Our ability to measure risk in smaller and smaller parts per million has not kept pace with our ability to understand these miniscule numbers or do anything about them. Fear is a tyrant. It can motivate—helping to keep us safe when we lock our doors and look both ways crossing the street. Fear can also immobilize, as in the flight or fight response. When we are afraid, the part of our brain that controls instinct takes over to send signals to our muscles—getting us ready to run away or stand and fight.
Entire cities can get gripped in this type of paralyzing fear. People worry about taking a trip through an unsafe neighbourhood. We avoid unsafe locations if possible. Tourists don’t flock to unsafe cities. Nor do businesses locate in dangerous places.
“Safety” can include freedom from physical harm, worry, the ill-effects of pollution, crime and congestion. Being safe also means freedom to do things—be mobile, enjoy entertainment, engage in fitness activities and so on. Workers are more productive in safe working environments, knowing they have health care, pensions and that their families will be looked after in the future. Similarly, social well-being is enhanced in a city where citizens feel safe. People are more likely to interact with and help each other if they can find safe places in which to congregate.

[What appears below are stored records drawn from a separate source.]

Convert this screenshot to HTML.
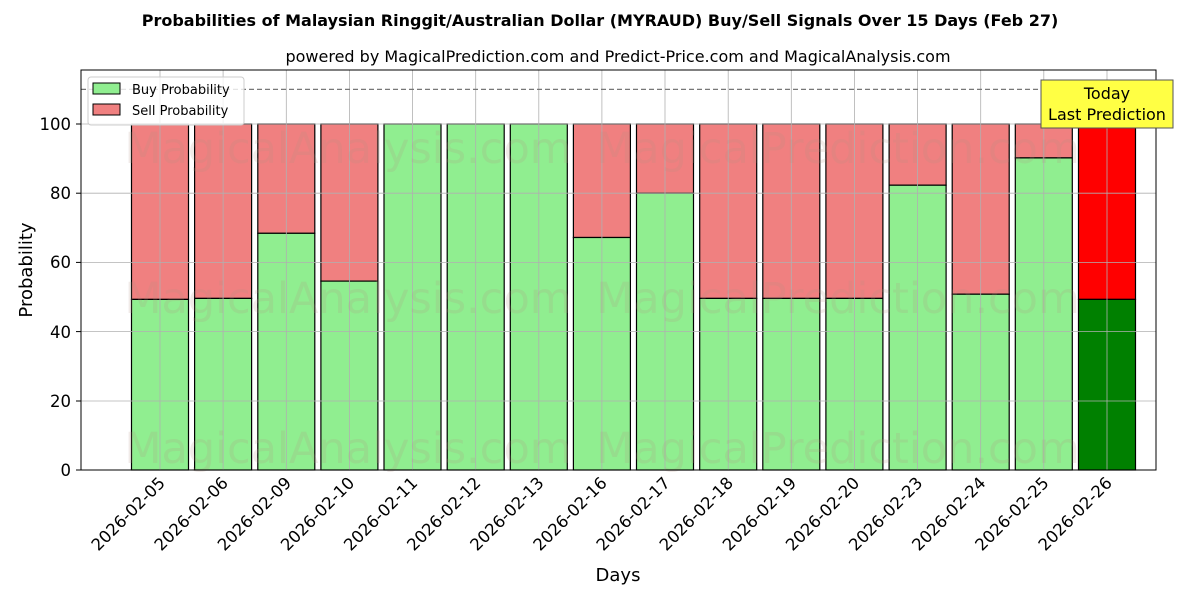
<!DOCTYPE html>
<html><head><meta charset="utf-8"><style>body{margin:0;background:#fff}svg{display:block;font-family:"DejaVu Sans","Liberation Sans",sans-serif}</style></head><body>
<svg width="1200" height="600" viewBox="0 0 1200 600" xmlns="http://www.w3.org/2000/svg">
<rect width="1200" height="600" fill="#fff"/>
<text x="600" y="26" text-anchor="middle" font-size="16" font-weight="bold">Probabilities of Malaysian Ringgit/Australian Dollar (MYRAUD) Buy/Sell Signals Over 15 Days (Feb 27)</text>
<text x="618" y="62" text-anchor="middle" font-size="16">powered by MagicalPrediction.com and Predict-Price.com and MagicalAnalysis.com</text>
<g stroke="#000" stroke-width="1.2">
<rect x="131.5" y="124" width="57" height="175.4" fill="#f08080"/><rect x="131.5" y="299.4" width="57" height="170.6" fill="#90ee90"/>
<rect x="194.6" y="124" width="57" height="174.4" fill="#f08080"/><rect x="194.6" y="298.4" width="57" height="171.6" fill="#90ee90"/>
<rect x="257.8" y="124" width="57" height="109.3" fill="#f08080"/><rect x="257.8" y="233.3" width="57" height="236.7" fill="#90ee90"/>
<rect x="320.9" y="124" width="57" height="157.1" fill="#f08080"/><rect x="320.9" y="281.1" width="57" height="188.9" fill="#90ee90"/>
<rect x="384" y="124" width="57" height="346" fill="#90ee90"/>
<rect x="447.2" y="124" width="57" height="346" fill="#90ee90"/>
<rect x="510.3" y="124" width="57" height="346" fill="#90ee90"/>
<rect x="573.4" y="124" width="57" height="113.5" fill="#f08080"/><rect x="573.4" y="237.5" width="57" height="232.5" fill="#90ee90"/>
<rect x="636.5" y="124" width="57" height="69.2" fill="#f08080"/><rect x="636.5" y="193.2" width="57" height="276.8" fill="#90ee90"/>
<rect x="699.7" y="124" width="57" height="174.4" fill="#f08080"/><rect x="699.7" y="298.4" width="57" height="171.6" fill="#90ee90"/>
<rect x="762.8" y="124" width="57" height="174.4" fill="#f08080"/><rect x="762.8" y="298.4" width="57" height="171.6" fill="#90ee90"/>
<rect x="825.9" y="124" width="57" height="174.4" fill="#f08080"/><rect x="825.9" y="298.4" width="57" height="171.6" fill="#90ee90"/>
<rect x="889.1" y="124" width="57" height="61.2" fill="#f08080"/><rect x="889.1" y="185.2" width="57" height="284.8" fill="#90ee90"/>
<rect x="952.2" y="124" width="57" height="170.2" fill="#f08080"/><rect x="952.2" y="294.2" width="57" height="175.8" fill="#90ee90"/>
<rect x="1015.3" y="124" width="57" height="33.9" fill="#f08080"/><rect x="1015.3" y="157.9" width="57" height="312.1" fill="#90ee90"/>
<rect x="1078.5" y="124" width="57" height="175.4" fill="#ff0000"/><rect x="1078.5" y="299.4" width="57" height="170.6" fill="#008000"/>
</g>
<g stroke="#b0b0b0" stroke-width="0.8">
<line x1="81" x2="1156" y1="401" y2="401"/><line x1="81" x2="1156" y1="331.6" y2="331.6"/><line x1="81" x2="1156" y1="262.4" y2="262.4"/><line x1="81" x2="1156" y1="193.2" y2="193.2"/><line x1="81" x2="1156" y1="124" y2="124"/>
<line x1="160" x2="160" y1="70" y2="470"/><line x1="223.1" x2="223.1" y1="70" y2="470"/><line x1="286.3" x2="286.3" y1="70" y2="470"/><line x1="349.4" x2="349.4" y1="70" y2="470"/><line x1="412.5" x2="412.5" y1="70" y2="470"/><line x1="475.7" x2="475.7" y1="70" y2="470"/><line x1="538.8" x2="538.8" y1="70" y2="470"/><line x1="601.9" x2="601.9" y1="70" y2="470"/><line x1="665" x2="665" y1="70" y2="470"/><line x1="728.2" x2="728.2" y1="70" y2="470"/><line x1="791.3" x2="791.3" y1="70" y2="470"/><line x1="854.4" x2="854.4" y1="70" y2="470"/><line x1="917.6" x2="917.6" y1="70" y2="470"/><line x1="980.7" x2="980.7" y1="70" y2="470"/><line x1="1043.8" x2="1043.8" y1="70" y2="470"/><line x1="1107" x2="1107" y1="70" y2="470"/>
</g>
<g font-size="43" fill="#b09080" fill-opacity="0.18" text-anchor="middle">
<text x="348" y="163">MagicalAnalysis.com</text><text x="838" y="163">MagicalPrediction.com</text>
<text x="348" y="313">MagicalAnalysis.com</text><text x="838" y="313">MagicalPrediction.com</text>
<text x="348" y="463">MagicalAnalysis.com</text><text x="838" y="463">MagicalPrediction.com</text>
</g>
<line x1="81" x2="1156" y1="89.4" y2="89.4" stroke="#777" stroke-width="1.2" stroke-dasharray="5,3"/>
<rect x="81" y="70" width="1075" height="400" fill="none" stroke="#000" stroke-width="1"/>
<g font-size="16.5" text-anchor="end">
<text x="71" y="476">0</text><text x="71" y="407">20</text><text x="71" y="338">40</text><text x="71" y="268">60</text><text x="71" y="199">80</text><text x="71" y="130">100</text>
</g>
<g stroke="#000"><line x1="76" x2="81" y1="470" y2="470"/><line x1="76" x2="81" y1="401" y2="401"/><line x1="76" x2="81" y1="331.6" y2="331.6"/><line x1="76" x2="81" y1="262.4" y2="262.4"/><line x1="76" x2="81" y1="193.2" y2="193.2"/><line x1="76" x2="81" y1="124" y2="124"/></g>
<g font-size="16.5" text-anchor="end">
<text transform="translate(166,484) rotate(-45)">2026-02-05</text><text transform="translate(229.1,484) rotate(-45)">2026-02-06</text><text transform="translate(292.3,484) rotate(-45)">2026-02-09</text><text transform="translate(355.4,484) rotate(-45)">2026-02-10</text><text transform="translate(418.5,484) rotate(-45)">2026-02-11</text><text transform="translate(481.7,484) rotate(-45)">2026-02-12</text><text transform="translate(544.8,484) rotate(-45)">2026-02-13</text><text transform="translate(607.9,484) rotate(-45)">2026-02-16</text><text transform="translate(671,484) rotate(-45)">2026-02-17</text><text transform="translate(734.2,484) rotate(-45)">2026-02-18</text><text transform="translate(797.3,484) rotate(-45)">2026-02-19</text><text transform="translate(860.4,484) rotate(-45)">2026-02-20</text><text transform="translate(923.6,484) rotate(-45)">2026-02-23</text><text transform="translate(986.7,484) rotate(-45)">2026-02-24</text><text transform="translate(1049.8,484) rotate(-45)">2026-02-25</text><text transform="translate(1113,484) rotate(-45)">2026-02-26</text>
</g>
<text x="618" y="581" text-anchor="middle" font-size="18">Days</text>
<text transform="translate(32,270) rotate(-90)" text-anchor="middle" font-size="18">Probability</text>
<rect x="88" y="77" width="156" height="48" fill="#fff" fill-opacity="0.8" stroke="#ccc" rx="3"/>
<rect x="93" y="83" width="27" height="11" fill="#90ee90" stroke="#000"/><text x="132" y="94" font-size="13">Buy Probability</text>
<rect x="93" y="104" width="27" height="11" fill="#f08080" stroke="#000"/><text x="132" y="115" font-size="13">Sell Probability</text>
<rect x="1041" y="80" width="132" height="48" fill="#ffff44" stroke="#555"/>
<text x="1107" y="99" text-anchor="middle" font-size="16">Today</text><text x="1107" y="120" text-anchor="middle" font-size="16">Last Prediction</text>
</svg>
</body></html>
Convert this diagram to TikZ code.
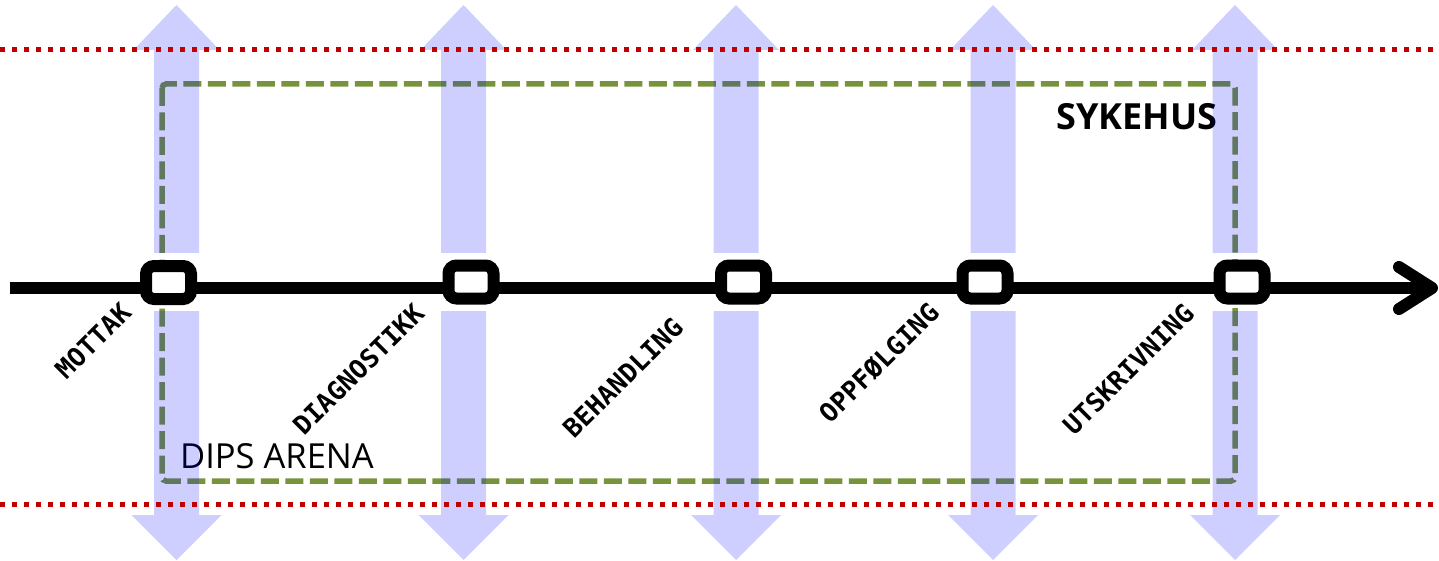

One of the core mandates that politicians and public administrators have is keeping citizens safe. There seems to be agreement from both the left and the right of the political spectrum that defence, integrity of borders, education, health, the environment, crime and other issues are priorities.
One specific way in which we can do that is to improve our ability to protect the personal safety of our citizens. This kind of personal safety can encompass road and highway safety, crime, the food and water supply, health care and so on.